* Begin *
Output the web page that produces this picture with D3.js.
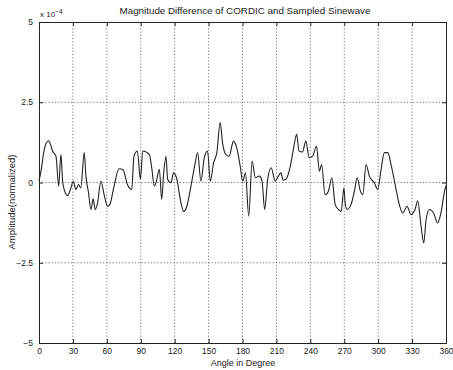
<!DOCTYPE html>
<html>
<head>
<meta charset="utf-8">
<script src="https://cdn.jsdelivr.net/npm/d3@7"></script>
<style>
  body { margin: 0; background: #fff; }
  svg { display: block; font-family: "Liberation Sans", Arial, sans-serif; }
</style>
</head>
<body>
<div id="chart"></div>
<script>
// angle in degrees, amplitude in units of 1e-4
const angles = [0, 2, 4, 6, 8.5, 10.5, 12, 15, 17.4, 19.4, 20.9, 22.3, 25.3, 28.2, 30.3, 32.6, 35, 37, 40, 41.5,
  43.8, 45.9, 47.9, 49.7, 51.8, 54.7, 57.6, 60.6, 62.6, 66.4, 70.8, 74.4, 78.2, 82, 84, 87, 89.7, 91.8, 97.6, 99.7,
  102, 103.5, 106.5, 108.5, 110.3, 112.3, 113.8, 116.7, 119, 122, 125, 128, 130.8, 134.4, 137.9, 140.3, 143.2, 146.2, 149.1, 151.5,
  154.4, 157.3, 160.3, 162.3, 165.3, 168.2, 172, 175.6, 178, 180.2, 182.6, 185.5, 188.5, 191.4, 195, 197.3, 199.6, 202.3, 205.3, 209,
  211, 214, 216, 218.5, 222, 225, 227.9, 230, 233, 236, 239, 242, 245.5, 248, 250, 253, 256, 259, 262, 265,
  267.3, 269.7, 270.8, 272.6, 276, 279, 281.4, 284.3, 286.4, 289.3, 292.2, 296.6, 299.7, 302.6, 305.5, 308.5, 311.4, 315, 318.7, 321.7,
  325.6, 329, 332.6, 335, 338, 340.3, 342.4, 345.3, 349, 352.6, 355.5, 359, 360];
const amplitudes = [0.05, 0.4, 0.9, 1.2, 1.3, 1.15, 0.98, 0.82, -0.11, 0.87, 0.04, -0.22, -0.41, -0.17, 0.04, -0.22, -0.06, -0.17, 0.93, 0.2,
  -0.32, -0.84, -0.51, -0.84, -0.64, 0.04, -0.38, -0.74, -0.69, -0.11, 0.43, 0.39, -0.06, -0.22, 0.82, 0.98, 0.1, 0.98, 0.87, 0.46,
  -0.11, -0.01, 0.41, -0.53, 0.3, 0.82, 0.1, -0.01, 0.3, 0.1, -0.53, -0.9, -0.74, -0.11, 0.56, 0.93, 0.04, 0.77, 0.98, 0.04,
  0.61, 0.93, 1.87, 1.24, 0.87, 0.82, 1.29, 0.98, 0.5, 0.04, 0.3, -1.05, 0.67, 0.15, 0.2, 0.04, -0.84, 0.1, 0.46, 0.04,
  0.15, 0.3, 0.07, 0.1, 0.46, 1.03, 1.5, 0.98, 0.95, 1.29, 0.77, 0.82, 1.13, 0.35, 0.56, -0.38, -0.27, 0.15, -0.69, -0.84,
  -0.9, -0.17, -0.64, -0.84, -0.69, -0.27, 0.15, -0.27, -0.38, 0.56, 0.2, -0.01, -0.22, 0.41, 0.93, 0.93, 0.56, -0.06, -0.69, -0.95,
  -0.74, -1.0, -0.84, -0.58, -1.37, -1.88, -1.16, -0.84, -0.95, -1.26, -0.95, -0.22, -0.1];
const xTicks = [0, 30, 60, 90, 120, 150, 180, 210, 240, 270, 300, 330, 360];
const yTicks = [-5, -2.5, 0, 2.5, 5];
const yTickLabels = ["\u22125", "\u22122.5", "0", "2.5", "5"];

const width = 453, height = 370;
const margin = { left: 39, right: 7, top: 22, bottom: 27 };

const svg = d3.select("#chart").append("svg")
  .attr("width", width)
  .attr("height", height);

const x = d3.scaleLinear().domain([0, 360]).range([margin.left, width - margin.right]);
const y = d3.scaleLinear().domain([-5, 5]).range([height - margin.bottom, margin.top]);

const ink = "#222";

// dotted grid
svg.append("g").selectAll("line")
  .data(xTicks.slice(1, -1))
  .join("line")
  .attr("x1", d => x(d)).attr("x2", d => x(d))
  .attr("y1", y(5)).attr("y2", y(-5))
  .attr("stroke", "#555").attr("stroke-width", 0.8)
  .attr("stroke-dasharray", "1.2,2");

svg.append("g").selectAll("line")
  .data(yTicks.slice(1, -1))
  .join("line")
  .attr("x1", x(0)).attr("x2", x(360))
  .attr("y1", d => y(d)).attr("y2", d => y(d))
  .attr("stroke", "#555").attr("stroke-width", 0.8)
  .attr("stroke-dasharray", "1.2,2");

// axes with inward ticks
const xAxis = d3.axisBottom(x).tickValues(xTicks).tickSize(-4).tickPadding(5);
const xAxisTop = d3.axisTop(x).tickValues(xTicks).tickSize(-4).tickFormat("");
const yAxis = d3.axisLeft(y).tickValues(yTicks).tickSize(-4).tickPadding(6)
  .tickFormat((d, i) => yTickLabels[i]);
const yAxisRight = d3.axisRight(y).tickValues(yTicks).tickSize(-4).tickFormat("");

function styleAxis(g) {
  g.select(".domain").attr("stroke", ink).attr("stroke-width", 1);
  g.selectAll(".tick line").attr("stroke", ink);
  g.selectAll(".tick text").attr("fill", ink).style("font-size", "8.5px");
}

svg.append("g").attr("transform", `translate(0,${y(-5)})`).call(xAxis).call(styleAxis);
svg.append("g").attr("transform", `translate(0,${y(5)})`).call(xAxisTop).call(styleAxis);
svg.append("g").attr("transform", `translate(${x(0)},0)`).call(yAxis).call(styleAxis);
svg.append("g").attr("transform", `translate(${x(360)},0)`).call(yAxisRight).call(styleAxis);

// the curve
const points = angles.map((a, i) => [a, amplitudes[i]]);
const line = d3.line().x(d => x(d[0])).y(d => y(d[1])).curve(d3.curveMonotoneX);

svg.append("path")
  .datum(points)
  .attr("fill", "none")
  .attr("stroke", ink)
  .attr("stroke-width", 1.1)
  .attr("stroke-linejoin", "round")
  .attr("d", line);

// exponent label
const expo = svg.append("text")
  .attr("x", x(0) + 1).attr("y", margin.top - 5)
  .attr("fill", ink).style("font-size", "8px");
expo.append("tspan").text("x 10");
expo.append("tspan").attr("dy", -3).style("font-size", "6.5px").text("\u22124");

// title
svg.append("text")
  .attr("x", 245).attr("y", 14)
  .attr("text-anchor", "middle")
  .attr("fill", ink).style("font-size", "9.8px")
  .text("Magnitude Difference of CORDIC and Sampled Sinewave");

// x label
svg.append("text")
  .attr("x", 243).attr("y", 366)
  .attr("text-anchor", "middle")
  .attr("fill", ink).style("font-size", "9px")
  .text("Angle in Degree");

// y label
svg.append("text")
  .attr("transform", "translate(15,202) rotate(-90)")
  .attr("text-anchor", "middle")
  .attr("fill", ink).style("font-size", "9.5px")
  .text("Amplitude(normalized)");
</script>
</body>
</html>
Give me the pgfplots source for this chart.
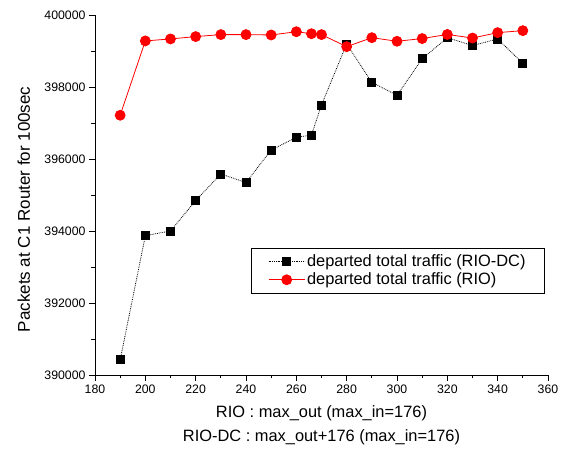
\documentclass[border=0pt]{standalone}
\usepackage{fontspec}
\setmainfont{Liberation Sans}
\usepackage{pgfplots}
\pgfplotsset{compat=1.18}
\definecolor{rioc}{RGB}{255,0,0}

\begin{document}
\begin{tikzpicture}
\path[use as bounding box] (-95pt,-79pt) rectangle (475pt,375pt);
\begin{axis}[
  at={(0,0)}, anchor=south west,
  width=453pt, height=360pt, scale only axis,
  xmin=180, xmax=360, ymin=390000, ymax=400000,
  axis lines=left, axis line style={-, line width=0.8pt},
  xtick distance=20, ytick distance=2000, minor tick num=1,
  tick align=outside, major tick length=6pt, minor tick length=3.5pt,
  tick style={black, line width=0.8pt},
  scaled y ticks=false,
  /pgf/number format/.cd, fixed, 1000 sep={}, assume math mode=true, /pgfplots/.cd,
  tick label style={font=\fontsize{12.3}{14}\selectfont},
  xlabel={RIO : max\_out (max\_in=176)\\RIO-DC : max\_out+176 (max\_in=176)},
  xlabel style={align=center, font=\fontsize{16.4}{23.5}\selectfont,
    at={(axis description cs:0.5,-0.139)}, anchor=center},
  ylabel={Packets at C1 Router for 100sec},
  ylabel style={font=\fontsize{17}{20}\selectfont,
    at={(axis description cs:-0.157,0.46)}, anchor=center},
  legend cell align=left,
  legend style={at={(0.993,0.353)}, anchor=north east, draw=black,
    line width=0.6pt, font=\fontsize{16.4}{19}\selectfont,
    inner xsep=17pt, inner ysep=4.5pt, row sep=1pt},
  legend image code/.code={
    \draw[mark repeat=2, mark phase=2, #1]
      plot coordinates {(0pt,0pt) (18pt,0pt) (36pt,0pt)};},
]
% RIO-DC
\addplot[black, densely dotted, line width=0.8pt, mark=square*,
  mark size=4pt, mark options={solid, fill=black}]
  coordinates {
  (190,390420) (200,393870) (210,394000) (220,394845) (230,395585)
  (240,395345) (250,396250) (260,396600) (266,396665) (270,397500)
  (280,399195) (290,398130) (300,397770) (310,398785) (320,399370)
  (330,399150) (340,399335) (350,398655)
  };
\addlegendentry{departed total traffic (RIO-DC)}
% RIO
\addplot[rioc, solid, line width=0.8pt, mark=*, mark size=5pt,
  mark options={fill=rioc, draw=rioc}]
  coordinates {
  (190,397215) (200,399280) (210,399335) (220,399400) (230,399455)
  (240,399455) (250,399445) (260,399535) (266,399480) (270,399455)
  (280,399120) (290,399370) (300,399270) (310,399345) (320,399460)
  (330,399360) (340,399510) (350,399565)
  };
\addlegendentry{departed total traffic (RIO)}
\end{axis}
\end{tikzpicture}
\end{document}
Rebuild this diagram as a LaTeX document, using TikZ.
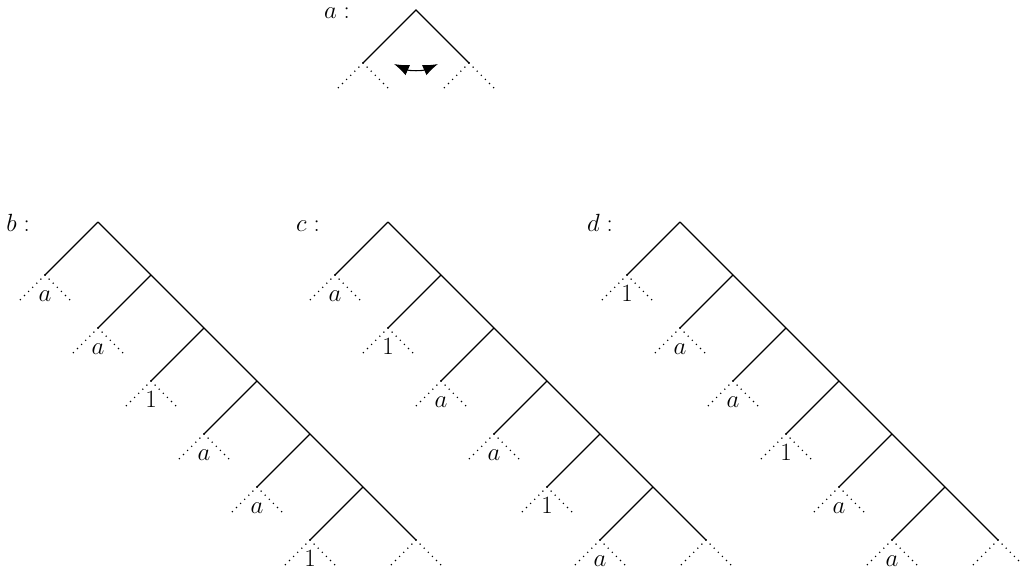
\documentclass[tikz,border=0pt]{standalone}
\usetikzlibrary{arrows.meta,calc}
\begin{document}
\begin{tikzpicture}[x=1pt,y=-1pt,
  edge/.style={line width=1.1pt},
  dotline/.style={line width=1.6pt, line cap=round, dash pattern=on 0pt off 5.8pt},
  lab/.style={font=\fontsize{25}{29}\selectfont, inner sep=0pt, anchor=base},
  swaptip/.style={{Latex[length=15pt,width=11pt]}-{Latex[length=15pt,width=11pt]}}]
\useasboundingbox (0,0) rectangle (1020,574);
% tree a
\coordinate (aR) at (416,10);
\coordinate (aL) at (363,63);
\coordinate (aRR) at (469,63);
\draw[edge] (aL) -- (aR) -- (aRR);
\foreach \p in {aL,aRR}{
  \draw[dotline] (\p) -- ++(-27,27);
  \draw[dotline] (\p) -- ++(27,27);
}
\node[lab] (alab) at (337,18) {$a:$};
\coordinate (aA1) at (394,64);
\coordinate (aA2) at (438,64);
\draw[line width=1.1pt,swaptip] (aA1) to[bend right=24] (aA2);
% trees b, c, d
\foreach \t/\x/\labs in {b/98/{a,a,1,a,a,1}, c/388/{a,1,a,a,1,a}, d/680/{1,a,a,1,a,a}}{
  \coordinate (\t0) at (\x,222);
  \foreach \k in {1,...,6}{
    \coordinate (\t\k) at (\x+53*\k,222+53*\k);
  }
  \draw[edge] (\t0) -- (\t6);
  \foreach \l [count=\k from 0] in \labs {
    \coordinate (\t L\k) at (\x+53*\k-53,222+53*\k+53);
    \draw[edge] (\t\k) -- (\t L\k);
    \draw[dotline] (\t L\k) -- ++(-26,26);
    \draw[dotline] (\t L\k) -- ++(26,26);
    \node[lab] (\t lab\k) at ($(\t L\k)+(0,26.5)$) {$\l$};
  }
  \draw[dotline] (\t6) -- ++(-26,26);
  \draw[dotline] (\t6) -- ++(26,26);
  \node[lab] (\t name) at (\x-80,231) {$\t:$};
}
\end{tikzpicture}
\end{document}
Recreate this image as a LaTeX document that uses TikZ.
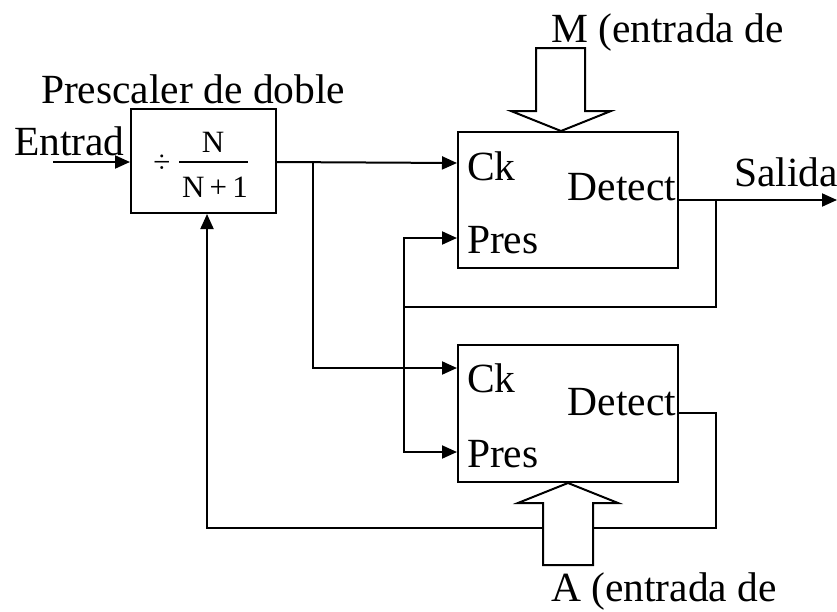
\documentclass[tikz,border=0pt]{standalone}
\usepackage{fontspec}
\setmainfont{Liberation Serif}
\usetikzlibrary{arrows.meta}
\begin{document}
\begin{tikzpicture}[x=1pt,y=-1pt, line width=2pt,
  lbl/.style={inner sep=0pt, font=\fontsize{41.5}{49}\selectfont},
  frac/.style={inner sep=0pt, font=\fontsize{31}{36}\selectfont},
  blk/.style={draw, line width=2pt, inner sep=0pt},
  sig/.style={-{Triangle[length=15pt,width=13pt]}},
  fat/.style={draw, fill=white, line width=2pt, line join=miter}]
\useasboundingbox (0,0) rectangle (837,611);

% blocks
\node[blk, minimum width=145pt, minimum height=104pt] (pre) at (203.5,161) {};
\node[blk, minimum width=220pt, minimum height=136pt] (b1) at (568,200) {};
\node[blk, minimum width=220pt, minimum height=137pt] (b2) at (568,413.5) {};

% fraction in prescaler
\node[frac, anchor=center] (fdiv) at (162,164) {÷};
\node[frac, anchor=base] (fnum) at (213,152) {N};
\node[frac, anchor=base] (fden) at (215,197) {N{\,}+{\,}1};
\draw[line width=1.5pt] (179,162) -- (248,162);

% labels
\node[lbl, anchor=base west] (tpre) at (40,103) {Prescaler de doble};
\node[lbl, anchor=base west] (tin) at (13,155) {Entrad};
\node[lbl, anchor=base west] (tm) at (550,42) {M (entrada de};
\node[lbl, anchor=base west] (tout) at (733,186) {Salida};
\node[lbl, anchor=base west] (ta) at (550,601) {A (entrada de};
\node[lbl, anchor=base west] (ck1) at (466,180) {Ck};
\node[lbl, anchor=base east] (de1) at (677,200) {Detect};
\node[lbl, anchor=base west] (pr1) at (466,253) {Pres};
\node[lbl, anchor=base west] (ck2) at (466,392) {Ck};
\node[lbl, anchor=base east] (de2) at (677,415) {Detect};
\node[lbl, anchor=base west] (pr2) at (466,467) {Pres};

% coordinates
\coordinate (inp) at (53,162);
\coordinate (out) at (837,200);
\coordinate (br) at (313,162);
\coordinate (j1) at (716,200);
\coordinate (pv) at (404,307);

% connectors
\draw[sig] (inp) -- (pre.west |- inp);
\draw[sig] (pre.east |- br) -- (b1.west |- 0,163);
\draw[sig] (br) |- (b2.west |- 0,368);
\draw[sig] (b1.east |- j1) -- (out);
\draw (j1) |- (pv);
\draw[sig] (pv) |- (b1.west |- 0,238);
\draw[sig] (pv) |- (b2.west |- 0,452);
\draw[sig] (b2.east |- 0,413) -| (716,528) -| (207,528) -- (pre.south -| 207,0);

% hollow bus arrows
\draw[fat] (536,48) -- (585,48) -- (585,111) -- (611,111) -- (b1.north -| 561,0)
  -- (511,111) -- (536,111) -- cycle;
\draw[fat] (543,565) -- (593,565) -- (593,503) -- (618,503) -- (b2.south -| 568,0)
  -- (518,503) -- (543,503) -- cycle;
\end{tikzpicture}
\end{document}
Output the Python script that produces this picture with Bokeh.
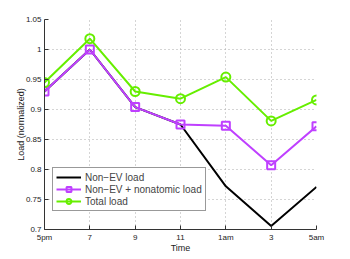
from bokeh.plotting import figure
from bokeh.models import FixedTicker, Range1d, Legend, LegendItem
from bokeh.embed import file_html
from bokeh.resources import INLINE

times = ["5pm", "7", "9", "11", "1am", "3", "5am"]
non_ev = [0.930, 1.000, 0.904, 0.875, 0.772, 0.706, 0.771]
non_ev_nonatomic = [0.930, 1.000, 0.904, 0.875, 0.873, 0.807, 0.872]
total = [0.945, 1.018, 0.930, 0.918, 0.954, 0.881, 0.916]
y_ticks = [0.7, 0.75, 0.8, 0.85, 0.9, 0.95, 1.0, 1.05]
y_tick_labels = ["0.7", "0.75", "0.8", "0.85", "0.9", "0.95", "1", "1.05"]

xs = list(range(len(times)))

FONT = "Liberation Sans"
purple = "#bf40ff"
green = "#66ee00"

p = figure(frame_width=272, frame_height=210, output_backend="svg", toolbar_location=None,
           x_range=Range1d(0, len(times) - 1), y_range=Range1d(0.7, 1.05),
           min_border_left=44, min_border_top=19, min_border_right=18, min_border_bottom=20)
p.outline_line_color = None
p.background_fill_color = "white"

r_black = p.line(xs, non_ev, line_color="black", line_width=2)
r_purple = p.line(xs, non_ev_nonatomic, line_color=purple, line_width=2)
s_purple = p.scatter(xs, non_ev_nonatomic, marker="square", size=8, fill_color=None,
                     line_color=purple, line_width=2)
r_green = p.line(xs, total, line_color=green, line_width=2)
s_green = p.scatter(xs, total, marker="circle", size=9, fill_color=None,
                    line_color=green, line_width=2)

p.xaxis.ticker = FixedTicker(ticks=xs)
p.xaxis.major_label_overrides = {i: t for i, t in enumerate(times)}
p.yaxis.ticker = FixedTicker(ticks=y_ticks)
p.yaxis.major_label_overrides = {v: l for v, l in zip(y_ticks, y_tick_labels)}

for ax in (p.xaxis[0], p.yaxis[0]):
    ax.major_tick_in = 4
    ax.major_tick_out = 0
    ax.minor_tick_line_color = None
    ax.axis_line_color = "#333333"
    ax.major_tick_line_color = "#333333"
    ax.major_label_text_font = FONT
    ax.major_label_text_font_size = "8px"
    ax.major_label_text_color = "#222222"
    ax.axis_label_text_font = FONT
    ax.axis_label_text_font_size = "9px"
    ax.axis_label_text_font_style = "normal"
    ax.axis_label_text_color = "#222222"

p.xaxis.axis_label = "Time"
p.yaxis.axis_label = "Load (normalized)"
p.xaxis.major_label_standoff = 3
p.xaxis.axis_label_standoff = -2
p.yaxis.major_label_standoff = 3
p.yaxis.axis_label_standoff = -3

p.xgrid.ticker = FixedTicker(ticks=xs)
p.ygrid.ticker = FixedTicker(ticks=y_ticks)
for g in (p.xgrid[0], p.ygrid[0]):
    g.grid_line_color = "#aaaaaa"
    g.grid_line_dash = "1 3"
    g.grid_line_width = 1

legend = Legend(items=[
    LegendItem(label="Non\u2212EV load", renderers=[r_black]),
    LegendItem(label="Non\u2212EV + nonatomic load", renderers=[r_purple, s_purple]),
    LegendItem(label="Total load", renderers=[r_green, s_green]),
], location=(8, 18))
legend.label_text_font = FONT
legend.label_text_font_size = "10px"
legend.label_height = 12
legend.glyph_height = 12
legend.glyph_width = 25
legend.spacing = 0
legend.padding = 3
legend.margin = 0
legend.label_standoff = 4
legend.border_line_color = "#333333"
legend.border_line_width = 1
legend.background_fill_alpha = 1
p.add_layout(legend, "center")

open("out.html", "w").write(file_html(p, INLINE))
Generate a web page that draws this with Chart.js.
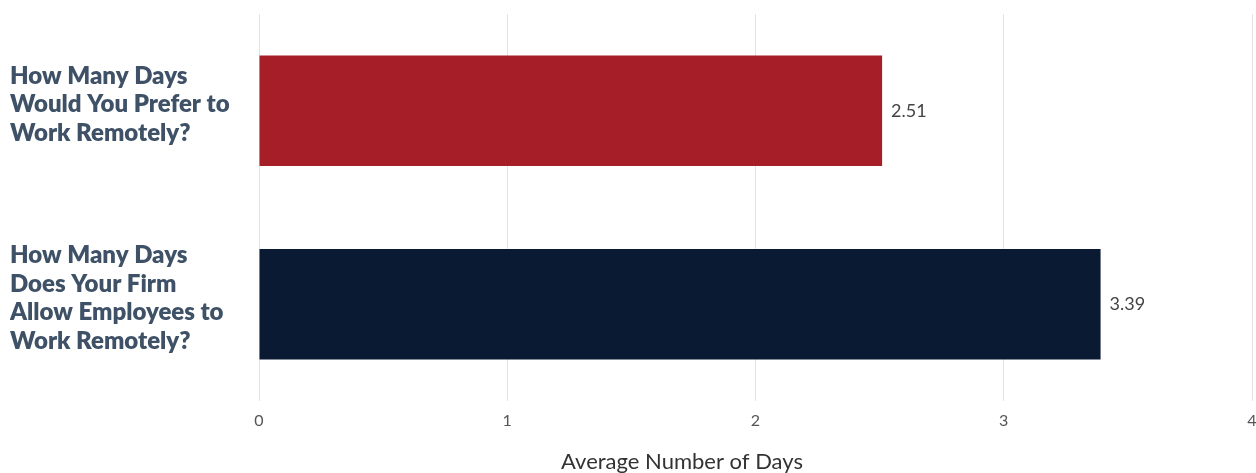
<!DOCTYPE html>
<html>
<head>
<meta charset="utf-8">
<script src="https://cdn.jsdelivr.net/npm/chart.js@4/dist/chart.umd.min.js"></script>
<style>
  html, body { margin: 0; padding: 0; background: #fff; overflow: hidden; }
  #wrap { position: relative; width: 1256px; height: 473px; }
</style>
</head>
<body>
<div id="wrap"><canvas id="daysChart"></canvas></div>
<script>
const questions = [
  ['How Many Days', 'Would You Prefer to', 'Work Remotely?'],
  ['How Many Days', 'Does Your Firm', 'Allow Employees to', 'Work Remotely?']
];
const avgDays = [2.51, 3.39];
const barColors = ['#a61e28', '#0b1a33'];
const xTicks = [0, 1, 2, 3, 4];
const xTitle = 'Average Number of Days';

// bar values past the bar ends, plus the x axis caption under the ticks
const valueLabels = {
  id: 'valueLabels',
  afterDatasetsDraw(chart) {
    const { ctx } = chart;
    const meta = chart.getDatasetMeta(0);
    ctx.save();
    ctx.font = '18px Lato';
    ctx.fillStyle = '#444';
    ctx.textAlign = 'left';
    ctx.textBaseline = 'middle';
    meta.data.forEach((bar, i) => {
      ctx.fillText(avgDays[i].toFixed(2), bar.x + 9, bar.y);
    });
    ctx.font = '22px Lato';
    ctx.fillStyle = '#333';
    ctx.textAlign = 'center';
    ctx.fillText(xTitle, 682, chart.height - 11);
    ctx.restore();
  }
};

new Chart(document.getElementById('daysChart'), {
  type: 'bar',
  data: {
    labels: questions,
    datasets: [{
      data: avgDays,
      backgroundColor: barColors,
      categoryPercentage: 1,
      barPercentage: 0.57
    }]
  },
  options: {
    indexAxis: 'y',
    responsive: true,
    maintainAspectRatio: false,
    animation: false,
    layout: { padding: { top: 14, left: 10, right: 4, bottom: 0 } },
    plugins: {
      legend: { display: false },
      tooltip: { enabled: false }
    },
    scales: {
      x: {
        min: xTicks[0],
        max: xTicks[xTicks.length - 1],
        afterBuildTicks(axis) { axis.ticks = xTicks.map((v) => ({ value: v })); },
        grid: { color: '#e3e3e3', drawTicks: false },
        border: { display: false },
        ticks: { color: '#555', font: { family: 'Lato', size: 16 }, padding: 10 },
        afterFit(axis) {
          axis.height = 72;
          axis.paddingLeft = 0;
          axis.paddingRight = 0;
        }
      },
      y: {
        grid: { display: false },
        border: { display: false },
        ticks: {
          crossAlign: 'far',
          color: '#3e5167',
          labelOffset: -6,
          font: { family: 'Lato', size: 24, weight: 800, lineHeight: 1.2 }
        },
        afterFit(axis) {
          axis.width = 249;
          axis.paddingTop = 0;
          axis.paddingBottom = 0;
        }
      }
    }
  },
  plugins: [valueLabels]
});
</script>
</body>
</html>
* End *
Repeat the lines between those holding "Output the Python" and "from bokeh.resources import INLINE", inclusive. Pictures stay out.

Output the Python script that produces this picture with Bokeh.
from bokeh.plotting import figure
from bokeh.models import FixedTicker, Range1d, Legend, LegendItem
from bokeh.embed import file_html
from bokeh.resources import INLINE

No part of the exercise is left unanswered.